The Pittsburgh Panthers are giving their fans high blood pressure levels and anxiety attacks, but for yet another week, they managed to post the right result.
The Sons of the Steel City slopped around in Piscataway, N.J., keeping Rutgers in the game and preventing nationwide ESPN viewers from changing the channel. In the end, though, the Panthers had just enough to hold off the Scarlet Knights and remain unbeaten in Big East play. Sometimes brilliant and sometimes awful, Coach Dave Wannstedt's club displayed its familiar Jekyll-and-Hyde persona, a portrait of consistent inconsistency. Fortunately for a relieved set of coaches, the excellence outweighed the ugly by a small margin for the visitors from Western Pennsylvania.
On one hand, this game should have been a runaway. Dion Lewis wowed the Rutgers Stadium crowd with several ankle-breaking, fast-faking moves that left Scarlet Knight defenders swiping at air. LeSean McCoy's uncannily capable successor racked up 180 yards against coach Greg Schiano's defense, a hugely impressive performance in any season. When Rutgers crept within 24-17 on a touchdown with 9:37 left in the fourth quarter, it was Lewis who took over, running through waves of red jerseys on a seven-minute, six-second drive that should have put the game out of reach. When Pittsburgh was threatened on Friday night, Lewis put his feet down--literally--to set up a chip-shot 30-yard field goal from his teammate, kicker Dan Hutchins. The easy boot would have given Pitt a two-possession lead with 2:31 remaining, effectively sealing this conference clash.
There was just one problem: Hutchins badly shanked the kick, giving Rutgers one more chance.
That calamitous kick was just the latest in a series of painful Panther gaffes that revived the Rutgers cause precisely when the Scarlet Knights appeared to be out of it.

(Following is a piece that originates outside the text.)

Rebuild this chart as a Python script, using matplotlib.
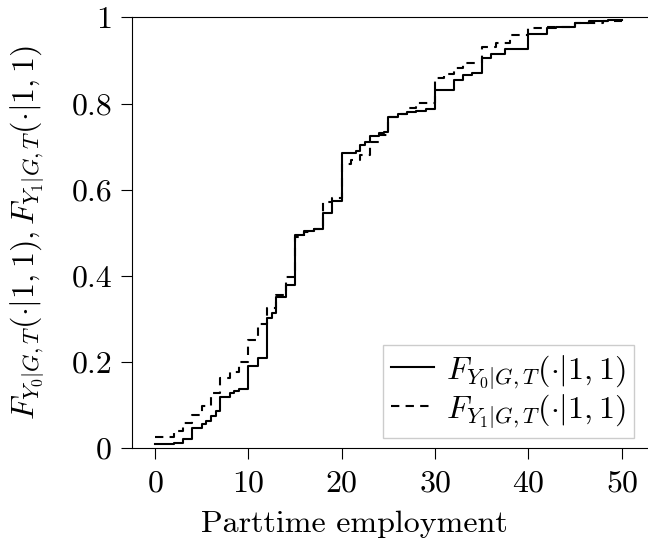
import matplotlib
matplotlib.use("Agg")
import matplotlib.pyplot as plt

# Fonts: Computer Modern look
plt.rcParams['font.family'] = 'serif'
plt.rcParams['font.serif'] = ['cmr10']
plt.rcParams['mathtext.fontset'] = 'cm'
plt.rcParams['axes.formatter.use_mathtext'] = True

# Данные: ступенчатые функции распределения (читаются с картинки)
x_y0 = [0, 2, 3, 4, 5, 5.5, 6, 6.5, 7, 8, 8.5, 9, 10, 11, 12, 12.5, 13, 14,
        15, 16, 17, 18, 19, 20, 21.5, 22, 22.5, 23, 24, 24.5, 25, 26, 27, 28,
        29, 30, 32, 33, 34, 35, 36, 37.5, 40, 42, 43, 45, 46.5, 48.5, 50]
f_y0 = [0.009, 0.013, 0.022, 0.046, 0.056, 0.064, 0.075, 0.087, 0.120, 0.128,
        0.134, 0.137, 0.192, 0.209, 0.302, 0.313, 0.350, 0.380, 0.494, 0.504,
        0.510, 0.545, 0.573, 0.685, 0.691, 0.705, 0.712, 0.725, 0.731, 0.735,
        0.770, 0.776, 0.780, 0.784, 0.788, 0.832, 0.855, 0.866, 0.872, 0.905,
        0.915, 0.927, 0.962, 0.975, 0.977, 0.988, 0.991, 0.993, 0.993]

x_y1 = [0, 2, 3, 4, 5, 6, 7, 8, 9, 10, 11, 12, 13, 14, 15, 16, 17, 18, 19,
        20, 21, 22, 23, 24, 25, 26, 27, 28, 30, 31, 32, 33, 35, 36.5, 38, 40,
        42, 45, 48, 50]
f_y1 = [0.027, 0.039, 0.058, 0.077, 0.097, 0.128, 0.162, 0.178, 0.201, 0.251,
        0.289, 0.325, 0.355, 0.398, 0.490, 0.502, 0.508, 0.571, 0.580, 0.661,
        0.668, 0.681, 0.711, 0.727, 0.770, 0.777, 0.790, 0.802, 0.859, 0.869,
        0.882, 0.895, 0.932, 0.940, 0.959, 0.975, 0.979, 0.988, 0.991, 0.991]

y_ticks = [0, 0.2, 0.4, 0.6, 0.8, 1]
y_tick_labels = ['0', '0.2', '0.4', '0.6', '0.8', '1']
x_ticks = [0, 10, 20, 30, 40, 50]

label_y0 = r'$F_{Y_0|G,T}(\cdot|1,1)$'
label_y1 = r'$F_{Y_1|G,T}(\cdot|1,1)$'
label_y = r'$F_{Y_0|G,T}(\cdot|1,1), F_{Y_1|G,T}(\cdot|1,1)$'

FS = 23

fig = plt.figure(figsize=(6.48, 5.46), dpi=100)
ax = fig.add_axes([0.203, 0.179, 0.797, 0.789])

ax.step(x_y0, f_y0, where='post', color='black', lw=1.5, label=label_y0)
ax.step(x_y1, f_y1, where='post', color='black', lw=1.5,
        linestyle=(0, (4, 3)), label=label_y1)

ax.set_xlim(-2.5, 52.8)
ax.set_ylim(0, 1)
ax.set_xticks(x_ticks)
ax.set_yticks(y_ticks)
ax.set_yticklabels(y_tick_labels)
ax.tick_params(direction='out', length=8, width=0.8, labelsize=FS)
ax.tick_params(axis='x', pad=8)
ax.tick_params(axis='y', pad=6)

ax.spines['right'].set_visible(False)
for s in ['left', 'bottom', 'top']:
    ax.spines[s].set_linewidth(0.8)

ax.set_xlabel('Parttime employment', fontsize=FS, labelpad=9)
ax.xaxis.label.set_x(0.431)
ax.set_ylabel(label_y, fontsize=FS, labelpad=18)

leg = ax.legend(loc='lower right', bbox_to_anchor=(0.973, 0.024),
                borderaxespad=0, fontsize=FS, fancybox=False, framealpha=1,
                edgecolor='#cccccc', handlelength=1.35, handletextpad=0.4,
                borderpad=0.25, labelspacing=0.05)

fig.savefig('out.png', dpi=100)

Pitt allowed a blocked punt after grabbing a 24-10 hammer-lock grip on the game in the third quarter. Pitt quarterback Bill Stull fumbled in the fourth quarter, precisely when the Panthers were on the verge of going up by three scores on a steady, run-based drive. Pitt also dropped an easy pick-six and suffered through another missed field goal by Hutchins in a game that was dominated by the Panthers at the line of scrimmage. Fortunately for Wannstedt and Co., those accumulated accidents weren't enough to stand in the way of ultimate victory.
Why was Pitt able to survive its stack of slip-ups in New Jersey? Quite simply, the Panthers packed a powerful punch in the trenches. On both lines, but especially on defense, the boys from the land of Three Rivers simply manhandled Rutgers up front. Pitt's defensive line of Greg Romeus, Gus Mustakas, Myles Caragein, and Jaball Sheard were able to crash into the backfield at will, making life very difficult for talented but inexperienced Rutgers quarterback Tom Savage. Against a veteran quarterback--think of Rutgers's 2008 signal caller, Mike Teel--Friday night's pass rush might not have been as lethal, but against a green freshman who needed time to make reads and checkdowns, Pitt's frontline dominance carried extra weight and significance. With Rutgers's running game similarly smothered by the Panthers' prominent front four, the Scarlet Knights had nowhere to turn. Had Pitt not botched a punt return in the first quarter, Schiano's offense would have scored only 10 points in this contest. Superior trench warfare was the biggest story of this Friday night brawl, and Pitt threw all the high-impact punches on the banks of the Old Raritan.
Yes, it wasn't pretty (again). Yes, it was far more difficult than it should have been (again). Yes, this kind of performance won't cut the mustard against Cincinnati or West Virginia (again). But make no mistake: Pittsburgh is 6-1, unbeaten in the Big East, and still in control of its fate on the road to a potential BCS bowl bid.